(Aim of the exercise)
Search the data for the word "this". Reproduce every line where it is found.

(Data excerpts)

########

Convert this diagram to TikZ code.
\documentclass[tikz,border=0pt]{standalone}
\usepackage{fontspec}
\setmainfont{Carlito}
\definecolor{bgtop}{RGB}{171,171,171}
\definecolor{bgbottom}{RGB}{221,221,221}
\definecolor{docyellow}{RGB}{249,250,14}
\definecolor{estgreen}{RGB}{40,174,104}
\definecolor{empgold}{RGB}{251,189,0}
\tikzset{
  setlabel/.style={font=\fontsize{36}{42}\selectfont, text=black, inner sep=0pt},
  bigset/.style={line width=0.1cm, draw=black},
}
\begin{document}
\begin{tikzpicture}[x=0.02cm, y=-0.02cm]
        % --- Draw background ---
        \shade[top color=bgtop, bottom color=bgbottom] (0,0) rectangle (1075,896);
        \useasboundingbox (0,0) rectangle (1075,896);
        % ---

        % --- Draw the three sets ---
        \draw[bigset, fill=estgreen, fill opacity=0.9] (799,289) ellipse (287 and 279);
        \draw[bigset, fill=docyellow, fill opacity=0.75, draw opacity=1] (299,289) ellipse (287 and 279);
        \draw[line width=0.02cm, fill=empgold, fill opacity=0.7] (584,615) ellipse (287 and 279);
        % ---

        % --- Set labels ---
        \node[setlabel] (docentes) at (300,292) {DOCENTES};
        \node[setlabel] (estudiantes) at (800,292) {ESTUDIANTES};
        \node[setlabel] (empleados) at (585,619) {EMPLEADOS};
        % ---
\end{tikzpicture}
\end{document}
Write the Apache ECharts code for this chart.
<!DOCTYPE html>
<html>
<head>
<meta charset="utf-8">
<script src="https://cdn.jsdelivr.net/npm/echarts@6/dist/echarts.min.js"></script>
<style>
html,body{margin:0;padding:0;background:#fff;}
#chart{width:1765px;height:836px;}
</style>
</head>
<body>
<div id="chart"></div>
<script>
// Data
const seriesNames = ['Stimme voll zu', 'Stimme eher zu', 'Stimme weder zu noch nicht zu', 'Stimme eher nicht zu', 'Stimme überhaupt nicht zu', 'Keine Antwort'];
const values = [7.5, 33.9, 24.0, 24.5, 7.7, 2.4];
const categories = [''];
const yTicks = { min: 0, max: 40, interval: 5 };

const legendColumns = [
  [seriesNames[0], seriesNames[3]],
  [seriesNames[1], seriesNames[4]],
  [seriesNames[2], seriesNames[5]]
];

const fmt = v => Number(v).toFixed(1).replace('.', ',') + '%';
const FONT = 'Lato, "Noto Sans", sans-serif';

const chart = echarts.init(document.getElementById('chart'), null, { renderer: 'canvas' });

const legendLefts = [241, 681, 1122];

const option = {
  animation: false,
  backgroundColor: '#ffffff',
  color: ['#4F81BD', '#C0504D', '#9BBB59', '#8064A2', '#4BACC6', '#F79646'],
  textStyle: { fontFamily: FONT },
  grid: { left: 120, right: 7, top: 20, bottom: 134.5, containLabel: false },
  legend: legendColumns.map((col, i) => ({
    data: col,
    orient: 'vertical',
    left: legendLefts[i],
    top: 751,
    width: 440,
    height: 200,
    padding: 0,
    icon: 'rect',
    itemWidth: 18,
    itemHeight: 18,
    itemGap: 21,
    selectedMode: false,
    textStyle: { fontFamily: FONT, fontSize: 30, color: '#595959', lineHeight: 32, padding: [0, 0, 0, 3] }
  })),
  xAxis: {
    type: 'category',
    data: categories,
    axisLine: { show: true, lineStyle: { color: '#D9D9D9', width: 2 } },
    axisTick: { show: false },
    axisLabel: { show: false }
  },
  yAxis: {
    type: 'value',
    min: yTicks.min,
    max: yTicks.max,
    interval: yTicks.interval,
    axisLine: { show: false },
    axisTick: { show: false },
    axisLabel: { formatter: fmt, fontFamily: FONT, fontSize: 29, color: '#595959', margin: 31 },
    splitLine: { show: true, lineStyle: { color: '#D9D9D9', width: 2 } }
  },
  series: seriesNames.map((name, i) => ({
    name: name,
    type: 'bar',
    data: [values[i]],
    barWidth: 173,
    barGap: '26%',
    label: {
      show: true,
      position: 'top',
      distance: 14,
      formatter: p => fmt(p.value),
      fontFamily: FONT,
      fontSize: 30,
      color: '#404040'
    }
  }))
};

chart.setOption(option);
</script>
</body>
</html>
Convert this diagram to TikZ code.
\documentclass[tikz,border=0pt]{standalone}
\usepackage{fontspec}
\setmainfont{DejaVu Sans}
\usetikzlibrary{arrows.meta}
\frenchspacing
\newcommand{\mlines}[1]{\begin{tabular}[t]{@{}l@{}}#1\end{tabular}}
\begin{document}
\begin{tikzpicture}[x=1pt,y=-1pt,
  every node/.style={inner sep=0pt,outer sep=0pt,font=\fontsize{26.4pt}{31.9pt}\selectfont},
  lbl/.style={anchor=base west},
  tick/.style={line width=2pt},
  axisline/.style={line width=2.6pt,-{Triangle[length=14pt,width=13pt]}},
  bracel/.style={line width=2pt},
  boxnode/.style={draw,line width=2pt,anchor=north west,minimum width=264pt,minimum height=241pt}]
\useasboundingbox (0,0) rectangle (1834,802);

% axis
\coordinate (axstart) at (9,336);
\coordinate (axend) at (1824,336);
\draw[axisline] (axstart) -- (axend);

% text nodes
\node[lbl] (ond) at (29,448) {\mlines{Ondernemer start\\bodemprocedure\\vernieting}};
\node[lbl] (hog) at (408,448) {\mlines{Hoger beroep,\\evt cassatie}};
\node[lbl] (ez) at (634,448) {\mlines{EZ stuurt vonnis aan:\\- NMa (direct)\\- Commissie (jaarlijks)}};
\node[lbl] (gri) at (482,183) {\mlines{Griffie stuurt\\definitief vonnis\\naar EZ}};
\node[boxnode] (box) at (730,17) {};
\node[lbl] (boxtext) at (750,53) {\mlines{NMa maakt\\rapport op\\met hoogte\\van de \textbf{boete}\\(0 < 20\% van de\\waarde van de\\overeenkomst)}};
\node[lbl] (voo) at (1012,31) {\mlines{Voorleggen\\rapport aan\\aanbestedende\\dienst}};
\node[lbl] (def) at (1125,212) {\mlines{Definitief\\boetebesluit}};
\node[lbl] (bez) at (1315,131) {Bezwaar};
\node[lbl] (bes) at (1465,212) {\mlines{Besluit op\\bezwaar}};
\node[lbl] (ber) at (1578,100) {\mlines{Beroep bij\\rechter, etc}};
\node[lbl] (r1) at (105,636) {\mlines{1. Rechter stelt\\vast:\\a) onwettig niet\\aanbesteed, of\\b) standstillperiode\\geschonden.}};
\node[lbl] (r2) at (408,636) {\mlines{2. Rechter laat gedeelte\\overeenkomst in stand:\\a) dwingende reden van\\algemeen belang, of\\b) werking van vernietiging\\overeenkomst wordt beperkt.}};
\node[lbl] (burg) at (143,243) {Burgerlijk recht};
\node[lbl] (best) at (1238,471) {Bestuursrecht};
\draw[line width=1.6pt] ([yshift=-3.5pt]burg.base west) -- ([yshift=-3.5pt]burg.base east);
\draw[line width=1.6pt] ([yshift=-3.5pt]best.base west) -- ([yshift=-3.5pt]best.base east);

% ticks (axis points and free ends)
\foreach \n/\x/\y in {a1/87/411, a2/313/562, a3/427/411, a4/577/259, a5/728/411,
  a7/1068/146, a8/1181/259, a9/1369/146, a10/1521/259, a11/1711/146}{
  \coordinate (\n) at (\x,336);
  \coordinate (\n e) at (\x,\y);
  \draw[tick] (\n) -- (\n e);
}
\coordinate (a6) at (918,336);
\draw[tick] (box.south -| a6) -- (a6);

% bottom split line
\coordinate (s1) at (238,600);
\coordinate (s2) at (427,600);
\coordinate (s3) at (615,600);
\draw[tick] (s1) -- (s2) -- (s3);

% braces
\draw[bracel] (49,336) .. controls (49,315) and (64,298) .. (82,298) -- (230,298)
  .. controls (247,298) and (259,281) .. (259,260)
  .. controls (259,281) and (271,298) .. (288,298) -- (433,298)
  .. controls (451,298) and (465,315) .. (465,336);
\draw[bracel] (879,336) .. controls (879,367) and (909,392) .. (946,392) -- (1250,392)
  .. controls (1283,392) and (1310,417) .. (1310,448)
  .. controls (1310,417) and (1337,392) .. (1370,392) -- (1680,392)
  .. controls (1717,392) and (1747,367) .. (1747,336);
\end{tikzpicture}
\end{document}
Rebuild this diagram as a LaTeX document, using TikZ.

########

(Expected answer)
Convert this diagram to TikZ code.
Write the Apache ECharts code for this chart.
Convert this diagram to TikZ code.
Rebuild this diagram as a LaTeX document, using TikZ.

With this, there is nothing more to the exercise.